··· Input ···
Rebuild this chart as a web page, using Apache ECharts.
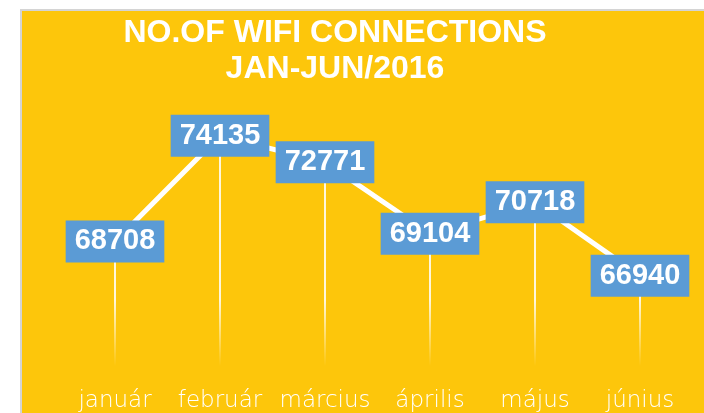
<!DOCTYPE html>
<html>
<head>
<meta charset="utf-8">
<script src="https://cdn.jsdelivr.net/npm/echarts@6/dist/echarts.min.js"></script>
<style>
  html, body { margin: 0; padding: 0; background: #fff; }
  #chart { width: 704px; height: 413px; }
</style>
</head>
<body>
<div id="chart"></div>
<script>
const months = ["január", "február", "március", "április", "május", "június"]
const connections = [68708, 74135, 72771, 69104, 70718, 66940]
const titleLines = ["NO.OF WIFI CONNECTIONS", "JAN-JUN/2016"]

const chart = echarts.init(document.getElementById("chart"))
const option = {
  backgroundColor: "#ffffff",
  animation: false,
  graphic: [
    {
      type: "rect",
      z: -10,
      silent: true,
      shape: { x: 21, y: 10, width: 700, height: 420 },
      style: { fill: "#FDC60B", stroke: "#d4d4d4", lineWidth: 2 }
    }
  ],
  title: {
    text: titleLines.join("\n"),
    left: 335,
    top: 15,
    padding: 0,
    textAlign: "center",
    textStyle: {
      color: "#ffffff",
      fontFamily: "Liberation Sans",
      fontWeight: "bold",
      fontSize: 32,
      lineHeight: 36
    }
  },
  grid: {
    left: 62.5,
    right: 11.5,
    top: 99.45,
    bottom: 39.2
  },
  xAxis: {
    type: "category",
    data: months,
    axisLine: { show: false },
    axisTick: { show: false },
    axisLabel: {
      interval: 0,
      color: "#ffffff",
      fontFamily: "DejaVu Sans",
      fontWeight: 300,
      fontSize: 23,
      margin: 18
    }
  },
  yAxis: {
    type: "value",
    min: 62000,
    max: 76000,
    show: false,
    splitLine: { show: false }
  },
  series: [
    {
      type: "bar",
      data: connections,
      barWidth: 2,
      silent: true,
      itemStyle: {
        color: {
          type: "linear",
          global: true,
          x: 0, y: 300, x2: 0, y2: 366,
          colorStops: [
            { offset: 0, color: "rgba(255,255,255,0.85)" },
            { offset: 1, color: "rgba(255,255,255,0)" }
          ]
        }
      }
    },
    {
      type: "line",
      data: connections,
      symbol: "circle",
      symbolSize: 1,
      itemStyle: { color: "#ffffff" },
      lineStyle: { color: "#ffffff", width: 5 },
      label: {
        show: true,
        position: "inside",
        color: "#ffffff",
        fontFamily: "Liberation Sans",
        fontWeight: "bold",
        fontSize: 29,
        lineHeight: 30,
        backgroundColor: "#5B9BD5",
        padding: [6, 9, 6, 9]
      }
    }
  ]
}
chart.setOption(option)
</script>
</body>
</html>
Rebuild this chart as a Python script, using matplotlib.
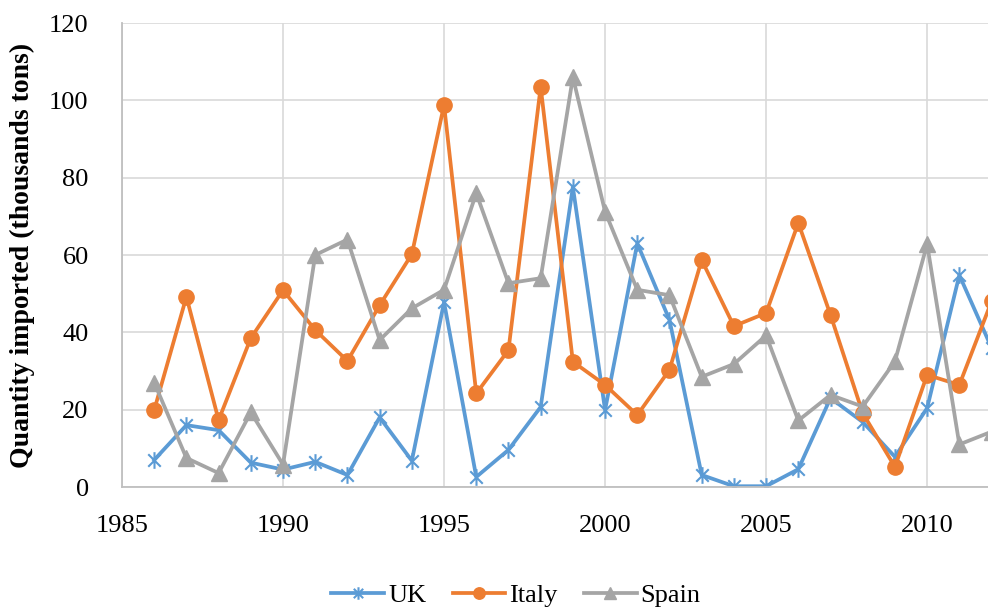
···
Write out each line of the data exactly; the images should be left out.

* **Output of the exercise**
Rebuild this chart as a web page, using Apache ECharts.
<!DOCTYPE html>
<html>
<head>
<meta charset="utf-8">
<script src="https://cdn.jsdelivr.net/npm/echarts@6/dist/echarts.min.js"></script>
<style>
  html, body { margin: 0; padding: 0; background: #fff; }
  #chart { width: 704px; height: 413px; }
</style>
</head>
<body>
<div id="chart"></div>
<script>
const months = ["január", "február", "március", "április", "május", "június"]
const connections = [68708, 74135, 72771, 69104, 70718, 66940]
const titleLines = ["NO.OF WIFI CONNECTIONS", "JAN-JUN/2016"]

const chart = echarts.init(document.getElementById("chart"))
const option = {
  backgroundColor: "#ffffff",
  animation: false,
  graphic: [
    {
      type: "rect",
      z: -10,
      silent: true,
      shape: { x: 21, y: 10, width: 700, height: 420 },
      style: { fill: "#FDC60B", stroke: "#d4d4d4", lineWidth: 2 }
    }
  ],
  title: {
    text: titleLines.join("\n"),
    left: 335,
    top: 15,
    padding: 0,
    textAlign: "center",
    textStyle: {
      color: "#ffffff",
      fontFamily: "Liberation Sans",
      fontWeight: "bold",
      fontSize: 32,
      lineHeight: 36
    }
  },
  grid: {
    left: 62.5,
    right: 11.5,
    top: 99.45,
    bottom: 39.2
  },
  xAxis: {
    type: "category",
    data: months,
    axisLine: { show: false },
    axisTick: { show: false },
    axisLabel: {
      interval: 0,
      color: "#ffffff",
      fontFamily: "DejaVu Sans",
      fontWeight: 300,
      fontSize: 23,
      margin: 18
    }
  },
  yAxis: {
    type: "value",
    min: 62000,
    max: 76000,
    show: false,
    splitLine: { show: false }
  },
  series: [
    {
      type: "bar",
      data: connections,
      barWidth: 2,
      silent: true,
      itemStyle: {
        color: {
          type: "linear",
          global: true,
          x: 0, y: 300, x2: 0, y2: 366,
          colorStops: [
            { offset: 0, color: "rgba(255,255,255,0.85)" },
            { offset: 1, color: "rgba(255,255,255,0)" }
          ]
        }
      }
    },
    {
      type: "line",
      data: connections,
      symbol: "circle",
      symbolSize: 1,
      itemStyle: { color: "#ffffff" },
      lineStyle: { color: "#ffffff", width: 5 },
      label: {
        show: true,
        position: "inside",
        color: "#ffffff",
        fontFamily: "Liberation Sans",
        fontWeight: "bold",
        fontSize: 29,
        lineHeight: 30,
        backgroundColor: "#5B9BD5",
        padding: [6, 9, 6, 9]
      }
    }
  ]
}
chart.setOption(option)
</script>
</body>
</html>
Rebuild this chart as a Python script, using matplotlib.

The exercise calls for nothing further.